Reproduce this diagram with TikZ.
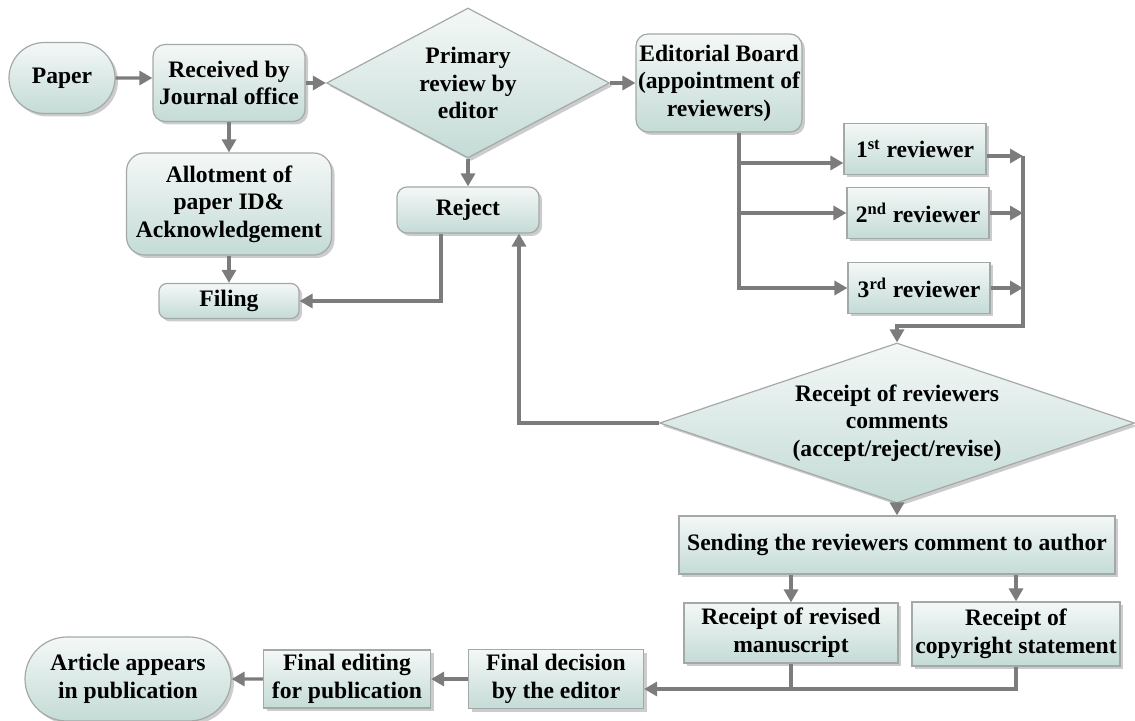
\documentclass[tikz,border=0pt]{standalone}
\usepackage{fontspec}
\setmainfont{Liberation Serif}
\usetikzlibrary{arrows.meta,shapes.geometric,shapes.misc,shadows}
\definecolor{boxtop}{HTML}{F4F8F7}
\definecolor{boxbot}{HTML}{C4DBD6}
\definecolor{framegray}{HTML}{A3A9A8}
\definecolor{linkgray}{HTML}{7C7C7C}

\begin{document}
\begin{tikzpicture}[->,>={Triangle[length=6.5pt,width=7pt]},
        x=0.5pt,y=0.5pt,line width=1.6pt,draw=linkgray,
        base/.style={draw=framegray,line width=0.6pt,top color=boxtop,bottom color=boxbot,
          drop shadow={shadow xshift=1.5pt,shadow yshift=-1.5pt,opacity=0.4},
          align=center,inner sep=1pt,font=\bfseries\fontsize{11.8}{13.8}\selectfont},
        box/.style={base,rounded corners=6pt},
        flat/.style={base},
        pill/.style={base,rounded rectangle},
        decide/.style={base,diamond,inner sep=0pt}]

  \useasboundingbox (0,0) rectangle (1135,-721);

  \node[pill,minimum width=55pt,minimum height=35.5pt] (paper) at (62,-78) {Paper};
  \node[box,minimum width=76pt,minimum height=38.5pt] (received) at (229,-83) {Received by\\Journal office};
  \node[decide,aspect=1.9,minimum width=141.5pt,minimum height=75pt] (primary) at (468,-83) {Primary\\review by\\editor};
  \node[box,minimum width=76.5pt,minimum height=49pt] (board) at (719,-83) {Editorial Board\\(appointment of\\reviewers)};
  \node[box,minimum width=102.5pt,minimum height=51pt,rounded corners=9pt] (allot) at (229,-204) {Allotment of\\paper ID\&\\Acknowledgement};
  \node[box,minimum width=70pt,minimum height=17.5pt,rounded corners=4pt] (filing) at (229,-301) {Filing};
  \node[box,minimum width=71pt,minimum height=23pt,rounded corners=5pt] (reject) at (468,-210) {Reject};

  \node[flat,minimum width=71pt,minimum height=25.5pt] (first) at (915,-149) {1\textsuperscript{st} reviewer};
  \node[flat,minimum width=71pt,minimum height=25.5pt] (second) at (918,-213) {2\textsuperscript{nd} reviewer};
  \node[flat,minimum width=71pt,minimum height=25.5pt] (third) at (919,-288) {3\textsuperscript{rd} reviewer};

  \node[decide,aspect=3,minimum width=237.5pt,minimum height=80pt] (receipt) at (897,-423) {Receipt of reviewers\\comments\\(accept/reject/revise)};
  \node[flat,minimum width=218pt,minimum height=29pt] (sending) at (897,-545) {Sending the reviewers comment to author};
  \node[flat,minimum width=107pt,minimum height=30pt] (revised) at (791,-633) {Receipt of revised\\manuscript};
  \node[flat,minimum width=104pt,minimum height=32pt] (copyright) at (1016,-634) {Receipt of\\copyright statement};
  \node[flat,minimum width=87.5pt,minimum height=29.5pt] (decision) at (556,-679) {Final decision\\by the editor};
  \node[flat,minimum width=83.5pt,minimum height=29pt] (editing) at (347,-679) {Final editing\\for publication};
  \node[pill,minimum width=105pt,minimum height=42pt] (article) at (128,-679) {Article appears\\in publication};

  \path (paper) edge (paper -| received.west)
        (received) edge (primary)
        (primary) edge (board)
        (received) edge (allot)
        (allot) edge (filing)
        (primary) edge (reject)
        (receipt) edge (sending)
        (decision) edge (editing)
        (editing) edge (article);

  % board to the three reviewers
  \coordinate (trunk) at ([xshift=10pt]board.south);
  \draw (trunk) |- (third.west);
  \draw ([yshift=-7pt]first.west -| trunk) -- ([yshift=-7pt]first.west);
  \draw (second.west -| trunk) -- (second.west);

  % reviewers back to the receipt
  \coordinate (top) at (1023,-156);
  \coordinate (bend) at (1023,-326);
  \draw ([yshift=-3.5pt]first.east) -- ([yshift=-3.5pt]first.east -| top);
  \draw (second.east) -- (second.east -| top);
  \draw (third.east) -- (third.east -| top);
  \draw (top) -- (bend) -| (receipt.north);

  % rejections
  \draw ([xshift=-13.5pt]reject.south) |- (filing.east);
  \draw (receipt.west) -| ([xshift=25.5pt]reject.south);

  \draw (sending.south -| revised.north) -- (revised.north);
  \draw (sending.south -| copyright.north) -- (copyright.north);

  \coordinate (merge) at (1016,-689);
  \draw[-] (copyright.south) -- (merge) -- (merge -| revised.south);
  \draw (revised.south) |- ([yshift=-5pt]decision.east);

\end{tikzpicture}
\end{document}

====================

Give again, word for word, every line from the top of the data through the line with "width=71pt,minimum height=25.5pt] (third)", both ends included, and exclude the pictures.

:: Answer below ::
Reproduce this diagram with TikZ.
\documentclass[tikz,border=0pt]{standalone}
\usepackage{fontspec}
\setmainfont{Liberation Serif}
\usetikzlibrary{arrows.meta,shapes.geometric,shapes.misc,shadows}
\definecolor{boxtop}{HTML}{F4F8F7}
\definecolor{boxbot}{HTML}{C4DBD6}
\definecolor{framegray}{HTML}{A3A9A8}
\definecolor{linkgray}{HTML}{7C7C7C}

\begin{document}
\begin{tikzpicture}[->,>={Triangle[length=6.5pt,width=7pt]},
        x=0.5pt,y=0.5pt,line width=1.6pt,draw=linkgray,
        base/.style={draw=framegray,line width=0.6pt,top color=boxtop,bottom color=boxbot,
          drop shadow={shadow xshift=1.5pt,shadow yshift=-1.5pt,opacity=0.4},
          align=center,inner sep=1pt,font=\bfseries\fontsize{11.8}{13.8}\selectfont},
        box/.style={base,rounded corners=6pt},
        flat/.style={base},
        pill/.style={base,rounded rectangle},
        decide/.style={base,diamond,inner sep=0pt}]

  \useasboundingbox (0,0) rectangle (1135,-721);

  \node[pill,minimum width=55pt,minimum height=35.5pt] (paper) at (62,-78) {Paper};
  \node[box,minimum width=76pt,minimum height=38.5pt] (received) at (229,-83) {Received by\\Journal office};
  \node[decide,aspect=1.9,minimum width=141.5pt,minimum height=75pt] (primary) at (468,-83) {Primary\\review by\\editor};
  \node[box,minimum width=76.5pt,minimum height=49pt] (board) at (719,-83) {Editorial Board\\(appointment of\\reviewers)};
  \node[box,minimum width=102.5pt,minimum height=51pt,rounded corners=9pt] (allot) at (229,-204) {Allotment of\\paper ID\&\\Acknowledgement};
  \node[box,minimum width=70pt,minimum height=17.5pt,rounded corners=4pt] (filing) at (229,-301) {Filing};
  \node[box,minimum width=71pt,minimum height=23pt,rounded corners=5pt] (reject) at (468,-210) {Reject};

  \node[flat,minimum width=71pt,minimum height=25.5pt] (first) at (915,-149) {1\textsuperscript{st} reviewer};
  \node[flat,minimum width=71pt,minimum height=25.5pt] (second) at (918,-213) {2\textsuperscript{nd} reviewer};
  \node[flat,minimum width=71pt,minimum height=25.5pt] (third) at (919,-288) {3\textsuperscript{rd} reviewer};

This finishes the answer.